* **What you have to do**: From the listing below, work out how many lines contain "this". Reply with that number only.

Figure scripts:
* * * * *

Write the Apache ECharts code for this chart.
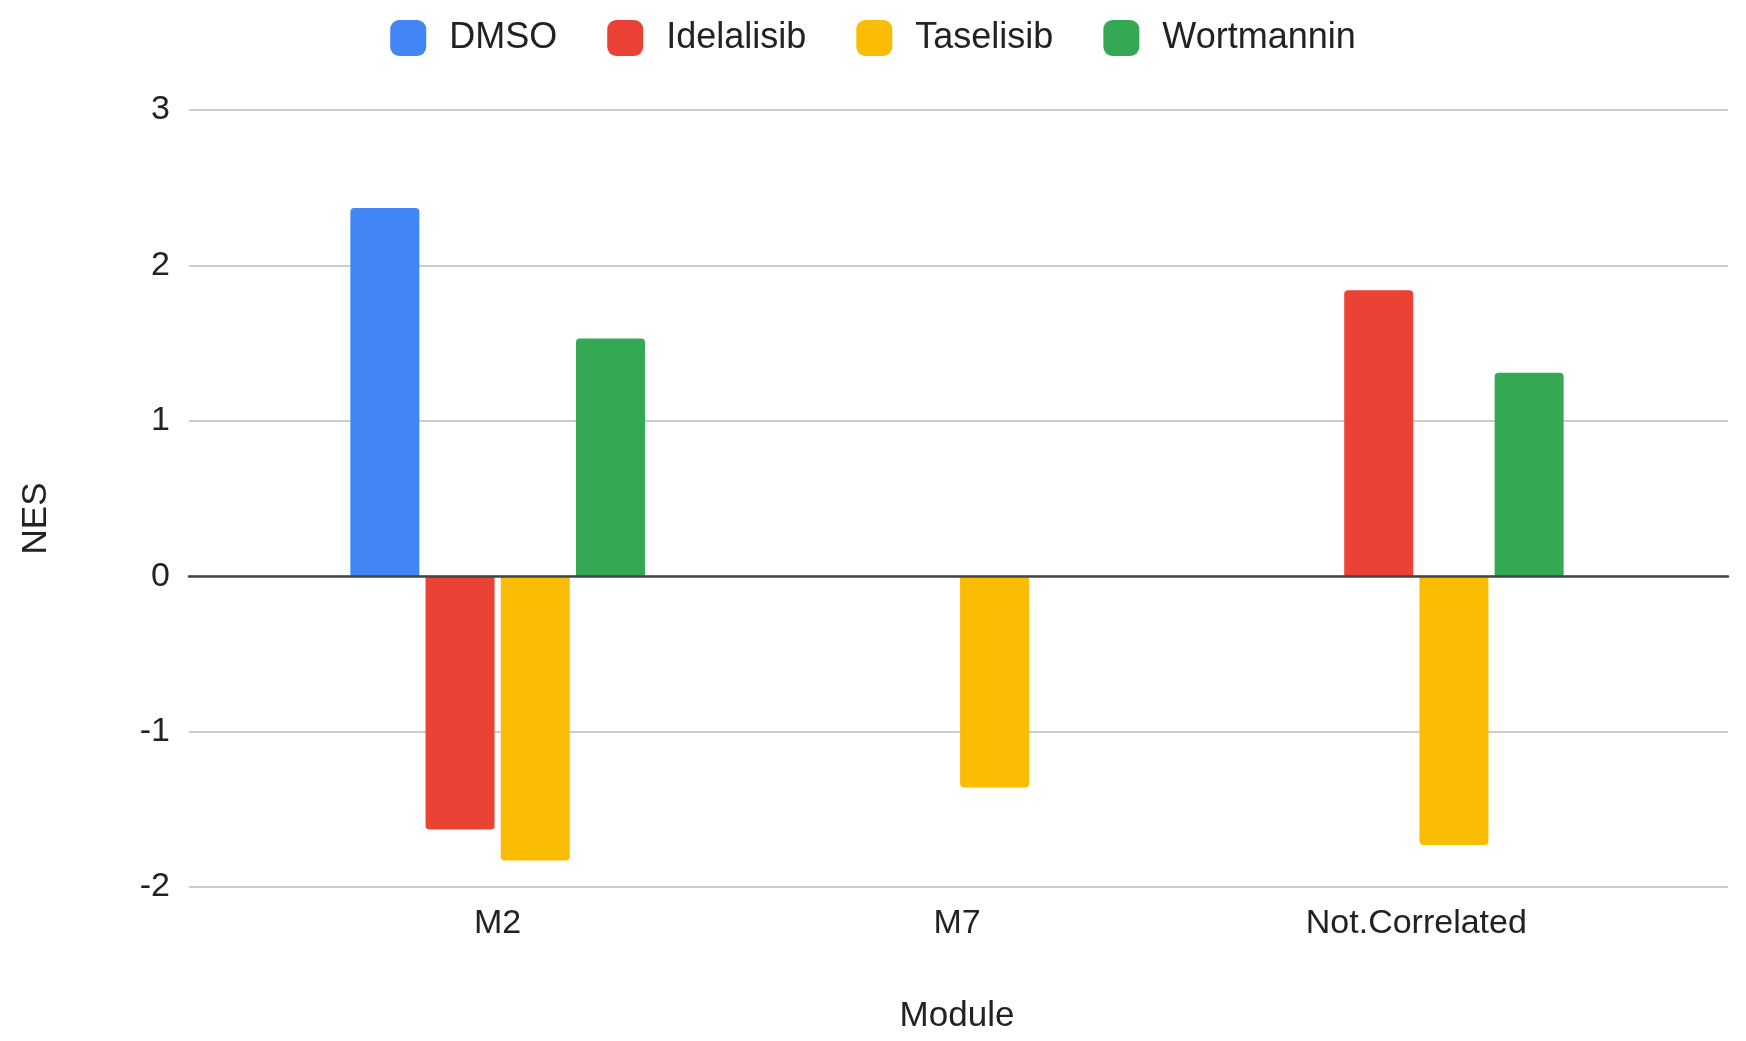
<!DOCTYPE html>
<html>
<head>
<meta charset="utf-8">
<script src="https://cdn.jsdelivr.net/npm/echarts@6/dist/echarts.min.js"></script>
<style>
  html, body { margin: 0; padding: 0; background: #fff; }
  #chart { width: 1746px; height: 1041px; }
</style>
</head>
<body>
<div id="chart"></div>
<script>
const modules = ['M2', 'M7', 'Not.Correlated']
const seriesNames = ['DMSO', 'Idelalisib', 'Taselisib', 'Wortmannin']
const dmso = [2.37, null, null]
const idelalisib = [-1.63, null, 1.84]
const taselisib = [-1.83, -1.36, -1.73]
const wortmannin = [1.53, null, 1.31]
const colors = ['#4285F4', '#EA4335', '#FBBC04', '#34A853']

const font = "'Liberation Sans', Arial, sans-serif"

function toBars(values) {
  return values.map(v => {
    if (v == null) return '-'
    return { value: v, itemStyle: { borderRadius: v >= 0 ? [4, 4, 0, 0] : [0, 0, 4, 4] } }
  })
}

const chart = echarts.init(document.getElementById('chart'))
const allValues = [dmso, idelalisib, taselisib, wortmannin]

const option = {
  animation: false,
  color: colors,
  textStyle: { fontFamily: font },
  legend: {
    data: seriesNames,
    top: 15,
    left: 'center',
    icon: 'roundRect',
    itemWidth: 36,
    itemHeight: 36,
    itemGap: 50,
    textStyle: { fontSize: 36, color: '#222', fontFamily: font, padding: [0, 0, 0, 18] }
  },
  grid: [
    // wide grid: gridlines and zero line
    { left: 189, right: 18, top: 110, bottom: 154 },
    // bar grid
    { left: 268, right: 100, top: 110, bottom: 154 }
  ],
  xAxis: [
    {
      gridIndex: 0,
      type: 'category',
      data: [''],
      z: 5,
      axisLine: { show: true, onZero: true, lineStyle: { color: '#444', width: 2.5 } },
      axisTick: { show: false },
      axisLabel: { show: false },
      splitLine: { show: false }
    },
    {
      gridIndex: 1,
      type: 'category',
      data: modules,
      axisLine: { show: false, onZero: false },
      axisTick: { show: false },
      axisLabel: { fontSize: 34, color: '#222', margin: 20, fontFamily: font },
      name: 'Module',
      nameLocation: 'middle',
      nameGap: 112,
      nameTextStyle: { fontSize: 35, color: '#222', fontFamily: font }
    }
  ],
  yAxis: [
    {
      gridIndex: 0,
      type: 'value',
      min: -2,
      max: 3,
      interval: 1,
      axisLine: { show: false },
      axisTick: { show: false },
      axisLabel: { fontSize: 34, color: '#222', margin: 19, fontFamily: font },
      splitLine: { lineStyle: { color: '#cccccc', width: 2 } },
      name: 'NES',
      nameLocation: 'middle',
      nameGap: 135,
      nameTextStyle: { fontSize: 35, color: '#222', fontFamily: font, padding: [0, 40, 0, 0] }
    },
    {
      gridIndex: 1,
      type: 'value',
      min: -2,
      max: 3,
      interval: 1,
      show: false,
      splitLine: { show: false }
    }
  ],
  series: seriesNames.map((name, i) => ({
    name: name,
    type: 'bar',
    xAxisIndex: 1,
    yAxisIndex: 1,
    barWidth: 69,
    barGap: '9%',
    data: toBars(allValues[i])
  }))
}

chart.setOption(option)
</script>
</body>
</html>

* * * * *

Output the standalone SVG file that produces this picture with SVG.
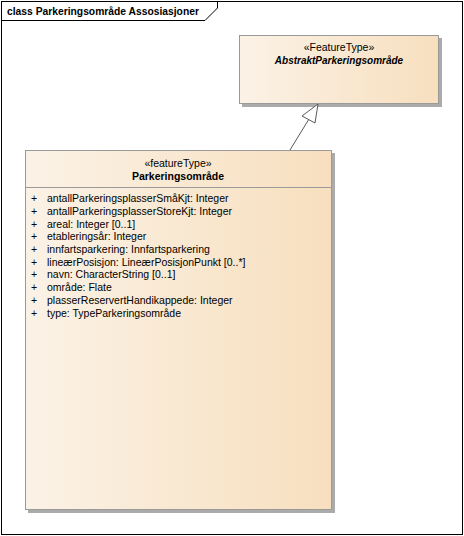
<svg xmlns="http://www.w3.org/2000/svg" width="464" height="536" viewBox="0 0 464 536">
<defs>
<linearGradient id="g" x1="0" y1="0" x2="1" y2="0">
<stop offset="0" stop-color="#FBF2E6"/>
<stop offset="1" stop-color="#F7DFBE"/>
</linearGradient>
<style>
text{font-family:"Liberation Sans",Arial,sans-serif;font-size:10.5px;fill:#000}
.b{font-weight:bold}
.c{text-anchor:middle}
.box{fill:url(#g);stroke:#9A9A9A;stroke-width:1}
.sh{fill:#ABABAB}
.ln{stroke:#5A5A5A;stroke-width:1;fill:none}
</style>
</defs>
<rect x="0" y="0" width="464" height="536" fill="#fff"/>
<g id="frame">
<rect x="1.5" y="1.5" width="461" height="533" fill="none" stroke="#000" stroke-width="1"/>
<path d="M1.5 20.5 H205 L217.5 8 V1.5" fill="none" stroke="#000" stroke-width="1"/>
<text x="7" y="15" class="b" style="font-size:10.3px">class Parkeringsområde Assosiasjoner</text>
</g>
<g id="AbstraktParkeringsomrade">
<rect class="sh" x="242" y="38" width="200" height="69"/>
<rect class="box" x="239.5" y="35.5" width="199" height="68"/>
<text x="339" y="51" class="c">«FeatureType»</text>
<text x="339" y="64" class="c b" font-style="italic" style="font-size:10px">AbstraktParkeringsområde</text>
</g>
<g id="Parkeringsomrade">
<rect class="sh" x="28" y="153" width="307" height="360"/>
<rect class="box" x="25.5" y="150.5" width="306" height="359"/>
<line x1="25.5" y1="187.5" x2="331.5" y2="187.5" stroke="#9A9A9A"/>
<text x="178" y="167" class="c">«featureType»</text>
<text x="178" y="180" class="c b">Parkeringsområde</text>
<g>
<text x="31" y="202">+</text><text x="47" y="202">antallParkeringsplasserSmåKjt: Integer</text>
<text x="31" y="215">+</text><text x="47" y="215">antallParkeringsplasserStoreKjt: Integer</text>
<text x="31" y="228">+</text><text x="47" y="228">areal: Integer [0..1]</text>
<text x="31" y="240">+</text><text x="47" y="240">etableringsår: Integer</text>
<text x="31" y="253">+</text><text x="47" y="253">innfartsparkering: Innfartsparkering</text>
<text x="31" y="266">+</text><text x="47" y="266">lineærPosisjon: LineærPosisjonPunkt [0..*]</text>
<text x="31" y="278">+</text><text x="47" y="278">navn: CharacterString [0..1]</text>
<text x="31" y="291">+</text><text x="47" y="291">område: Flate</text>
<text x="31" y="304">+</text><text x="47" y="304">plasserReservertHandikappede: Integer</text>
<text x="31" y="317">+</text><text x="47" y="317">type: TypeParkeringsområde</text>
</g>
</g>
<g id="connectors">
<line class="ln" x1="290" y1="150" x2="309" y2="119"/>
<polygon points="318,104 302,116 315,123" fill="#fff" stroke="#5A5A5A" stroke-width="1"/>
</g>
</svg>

* * * * *

* **Result of the exercise**: 2